In spite of its recent popularity, I personally do NOT recommend deep-frying heritage turkeys. In my view,  brining and then roasting (or smoking) results in the best-tasting heritage turkey.

Here is my preferred method for roasting: Preheat oven to 450F. Place the turkey straight from the refrigerator or cooler into the oven, then immediately reduce the heat to 325F. After the first half-hour of cooking, baste several times per hour with pan drippings or extra fat. (If you choose not to brine the turkey, basting is particularly important.)

If your turkey is under 6 pounds, allow 20-25 minutes roasting time per pound; for a 6-16 pound bird, 15-20 minutes; and for a turkey over 16 pounds, about 13-15 minutes. If using a thermometer, insert it into the thigh, taking care not to let it touch the bone; internal temperature should be 180-185F.

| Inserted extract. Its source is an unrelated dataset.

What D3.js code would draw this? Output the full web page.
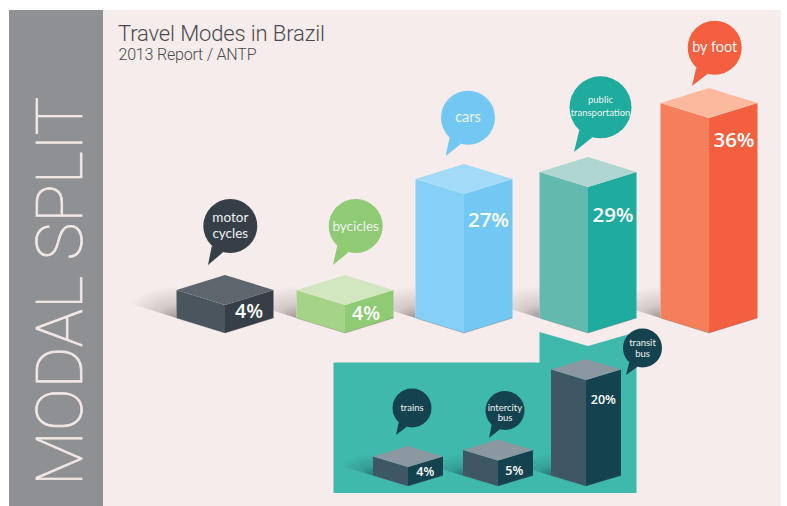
<!DOCTYPE html>
<html>
<head>
<meta charset="utf-8">
<script src="https://cdn.jsdelivr.net/npm/d3@7"></script>
<style>
  html, body { margin: 0; background: #fff; }
  svg { display: block; }
</style>
</head>
<body>
<div id="wrapper"></div>
<script>
// data
const modes = ["motor cycles", "bycicles", "cars", "public transportation", "by foot"]
const modeShares = [4, 4, 27, 29, 36]
const modeLabels = [["motor", "cycles"], ["bycicles"], ["cars"], ["public", "transportation"], ["by foot"]]

const transitModes = ["trains", "intercity bus", "transit bus"]
const transitShares = [4, 5, 20]
const transitLabels = [["trains"], ["intercity", "bus"], ["transit", "bus"]]

function drawChart() {

  // 1. Dimensions and layout
  const dimensions = { width: 787, height: 506 }

  const main = {
    centers: [225, 345, 464, 588, 709],
    heightStops: [[4, 27, 29, 36], [28, 139, 146, 215]],
    base: 333, halfWidth: 48.5, rise: 15, shadow: 52, shadowUp: 32,
    pct: [[24, 12.6], [21, 15], [24.5, 32.7], [25, 34.7], [25, 28.7]],
    pctSize: [19.5, 19.5, 20.5, 20.5, 20.5],
    bubbles: [
      { cx: 230.3, cy: 226, r: 27, tx: 208, ty: 265, size: 13.5, lh: 15.5, dy: -4 },
      { cx: 355.7, cy: 226, r: 27, tx: 333, ty: 265, size: 13.5, lh: 15, dy: 4.6 },
      { cx: 468, cy: 117.7, r: 27, tx: 445.7, ty: 156, size: 14.5, lh: 15, dy: 4 },
      { cx: 600.5, cy: 107.3, r: 31, tx: 574, ty: 152, size: 9.5, lh: 13, dy: -4.3 },
      { cx: 714.7, cy: 47.7, r: 27, tx: 692, ty: 86, size: 14.5, lh: 15, dy: 4 },
    ],
  }
  const inset = {
    centers: [408, 498, 586],
    heightStops: [[4, 5, 20], [19, 25.5, 106]],
    base: 486, halfWidth: 35, rise: 10.5, shadow: 37, shadowUp: 22,
    pct: [[17.3, 8.7], [16.3, 14], [17.3, 24]],
    pctSize: [12.5, 12.5, 12.5],
    bubbles: [
      { cx: 412, cy: 408, r: 19.5, tx: 396, ty: 435, size: 9.5, lh: 10, dy: 2.7 },
      { cx: 505, cy: 410.5, r: 19.5, tx: 489, ty: 438, size: 9.5, lh: 10, dy: 0.2 },
      { cx: 642.5, cy: 348, r: 19.5, tx: 626, ty: 375, size: 9.5, lh: 11, dy: -2.3 },
    ],
  }

  const mainColours = [
    { left: "#4a555d", right: "#363f48", top: "#5d666d" },
    { left: "#a5d488", right: "#8fca74", top: "#d2e6bf" },
    { left: "#84d0f6", right: "#72c8f2", top: "#a3daf7" },
    { left: "#62b9ad", right: "#1fab9d", top: "#b0d6d2" },
    { left: "#f57e5b", right: "#f45f3f", top: "#fdb99e" },
  ]
  const insetColour = { left: "#3e5765", right: "#15424f", top: "#8b98a1" }

  // 2. Draw canvas
  const wrapper = d3.select("#wrapper")
    .append("svg")
      .attr("width", dimensions.width)
      .attr("height", dimensions.height)

  const defs = wrapper.append("defs")

  const addShadowGradient = (id, colour, opacity) => {
    const gradient = defs.append("radialGradient")
        .attr("id", id)
        .attr("cx", 1).attr("cy", 1).attr("r", 1)
    gradient.append("stop").attr("offset", 0).attr("stop-color", colour).attr("stop-opacity", opacity)
    gradient.append("stop").attr("offset", 0.4).attr("stop-color", colour).attr("stop-opacity", opacity * 0.4)
    gradient.append("stop").attr("offset", 1).attr("stop-color", colour).attr("stop-opacity", 0)
  }
  addShadowGradient("shadow-main", "#6f6666", 0.65)
  addShadowGradient("shadow-inset", "#1c5a5e", 0.7)

  // 3. Background, side band and titles
  wrapper.append("rect")
      .attr("x", 9).attr("y", 10)
      .attr("width", 772).attr("height", 496)
      .attr("fill", "#f6ecec")

  wrapper.append("rect")
      .attr("x", 9).attr("y", 10)
      .attr("width", 94).attr("height", 496)
      .attr("fill", "#8f9094")

  // thin weight plus a hairline stroke, the light weight alone is too heavy
  wrapper.append("text")
      .attr("transform", "translate(81.5,486) rotate(-90)")
      .attr("textLength", 389)
      .attr("lengthAdjust", "spacing")
      .style("font-family", "Roboto")
      .style("font-weight", 100)
      .style("font-size", "64px")
      .attr("fill", "#f3e8e6")
      .attr("stroke", "#f3e8e6")
      .attr("stroke-width", 0.7)
      .text("MODAL SPLIT")

  wrapper.append("text")
      .attr("x", 118).attr("y", 41)
      .attr("textLength", 207)
      .style("font-family", "Roboto")
      .style("font-weight", 300)
      .style("font-size", "22px")
      .attr("fill", "#4a4a4c")
      .text("Travel Modes in Brazil")

  wrapper.append("text")
      .attr("x", 118.5).attr("y", 60)
      .attr("textLength", 138)
      .style("font-family", "Roboto")
      .style("font-weight", 300)
      .style("font-size", "16px")
      .attr("fill", "#4a4a4c")
      .text("2013 Report / ANTP")

  // 4. Inset panel for the public transportation split
  const panelLine = d3.line()
  wrapper.append("path")
      .attr("d", panelLine([[333.5, 362.5], [539.5, 362.5], [539.5, 332], [588, 346], [636.5, 332], [636.5, 493], [333.5, 493]]) + "Z")
      .attr("fill", "#3fb9ac")

  // 5. Boxes
  const drawBoxes = (group, categories, shares, labels, layout, colourOf, shadowId) => {
    const xScale = d3.scaleOrdinal(categories, layout.centers)
    const heightScale = d3.scaleLinear()
        .domain(layout.heightStops[0])
        .range(layout.heightStops[1])

    const rows = categories.map((name, i) => ({ name, share: shares[i], lines: labels[i], i }))
    const w = layout.halfWidth
    const rise = layout.rise
    const base = layout.base
    const slope = rise / w
    const line = d3.line()

    group.selectAll(".shadow")
      .data(rows)
      .join("path")
        .attr("class", "shadow")
        .attr("d", d => {
          const xl = xScale(d.name) - w
          const yl = base - rise
          return line([[xl - layout.shadow, yl - layout.shadow * slope], [xl, yl], [xl, yl - layout.shadowUp], [xl - layout.shadow, yl - layout.shadowUp]]) + "Z"
        })
        .attr("fill", `url(#${shadowId})`)

    const boxes = group.selectAll(".box")
      .data(rows)
      .join("g")
        .attr("class", "box")

    const frontY = d => base - heightScale(d.share)

    boxes.append("path")
        .attr("d", d => {
          const c = xScale(d.name)
          return line([[c - w, frontY(d) - rise], [c, frontY(d)], [c, base], [c - w, base - rise]]) + "Z"
        })
        .attr("fill", d => colourOf(d).left)

    boxes.append("path")
        .attr("d", d => {
          const c = xScale(d.name)
          return line([[c, frontY(d)], [c + w, frontY(d) - rise], [c + w, base - rise], [c, base]]) + "Z"
        })
        .attr("fill", d => colourOf(d).right)

    boxes.append("path")
        .attr("d", d => {
          const c = xScale(d.name)
          return line([[c - w, frontY(d) - rise], [c, frontY(d) - 2 * rise], [c + w, frontY(d) - rise], [c, frontY(d)]]) + "Z"
        })
        .attr("fill", d => colourOf(d).top)

    // thin dark line along the floor edge
    boxes.append("path")
        .attr("d", d => {
          const c = xScale(d.name)
          return line([[c - w, base - rise], [c, base], [c + w, base - rise]])
        })
        .attr("fill", "none")
        .attr("stroke", "#555")
        .attr("stroke-opacity", 0.35)
        .attr("stroke-width", 0.8)

    boxes.append("text")
        .attr("x", d => xScale(d.name) + layout.pct[d.i][0])
        .attr("y", d => frontY(d) + layout.pct[d.i][1])
        .attr("text-anchor", "middle")
        .style("font-family", "'Open Sans'")
        .style("font-weight", 600)
        .style("font-size", d => layout.pctSize[d.i] + "px")
        .attr("fill", "#fff")
        .text(d => d.share + "%")

    // speech bubbles
    const bubbles = group.selectAll(".bubble")
      .data(rows)
      .join("g")
        .attr("class", "bubble")

    const tailPoint = (b, degrees) => {
      const a = degrees * Math.PI / 180
      return [b.cx + b.r * Math.cos(a), b.cy + b.r * Math.sin(a)]
    }

    bubbles.append("circle")
        .attr("cx", d => layout.bubbles[d.i].cx)
        .attr("cy", d => layout.bubbles[d.i].cy)
        .attr("r", d => layout.bubbles[d.i].r)
        .attr("fill", d => colourOf(d).right)

    bubbles.append("path")
        .attr("d", d => {
          const b = layout.bubbles[d.i]
          return line([tailPoint(b, 133), [b.tx, b.ty], tailPoint(b, 105)]) + "Z"
        })
        .attr("fill", d => colourOf(d).right)

    bubbles.each(function(d) {
      const b = layout.bubbles[d.i]
      d3.select(this).selectAll("text")
        .data(d.lines)
        .join("text")
          .attr("x", b.cx)
          .attr("y", (t, k) => b.cy + b.dy + k * b.lh)
          .attr("text-anchor", "middle")
          .style("font-family", "Lato")
          .style("font-size", b.size + "px")
          .attr("fill", "#eef3f1")
          .text(t => t)
    })
  }

  drawBoxes(wrapper.append("g"), modes, modeShares, modeLabels, main, d => mainColours[d.i], "shadow-main")
  drawBoxes(wrapper.append("g"), transitModes, transitShares, transitLabels, inset, () => insetColour, "shadow-inset")
}
drawChart()
</script>
</body>
</html>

As is usual with all roasted meats, remove the turkey from the oven and let it rest for 15-30 minutes before carving.

That's it! There are lots of ways to cook a turkey, but this is my favorite: brining and then either roasting or smoking. If you have any questions or comments, please feel free to post them! I will be glad to provide ideas about stuffing, gravy, or anything else in another post.


  1. Oops, I forgot to mention an important point on brining: The turkey needs to be kept completely submerged in the brine. This can be done a number of ways, depending on how big your brining container is. If I'm brining in a stockpot, I find a plate that fits inside the pot and lay it down on top of the bird. Then I weight it down, either with a Ziploc bag or a clean cottage cheese container filled with brine and closed up. If you have a very large turkey, you'll have to experiment to find the right amount of weight to keep it submerged.

  2. You tell how you roast but not how you smoke. Have time and/or meat temperature guidelines to share?

  3. Sure! I just smoked two Midget White tom turkeys yesterday. One was about 15 lbs and the other was about 13. I brined them as described above. I hot-smoked them at about 220-230F until the thigh temperature was close to 150F, which took 6 hours or so in my smoker. I use alder chips, mainly because we have lots of alder on our property, but I also like the taste. Brined and smoked turkeys are quite moist, so it's hard to tell accurately when they're done without using a thermometer. Good luck, and Happy Thanksgiving!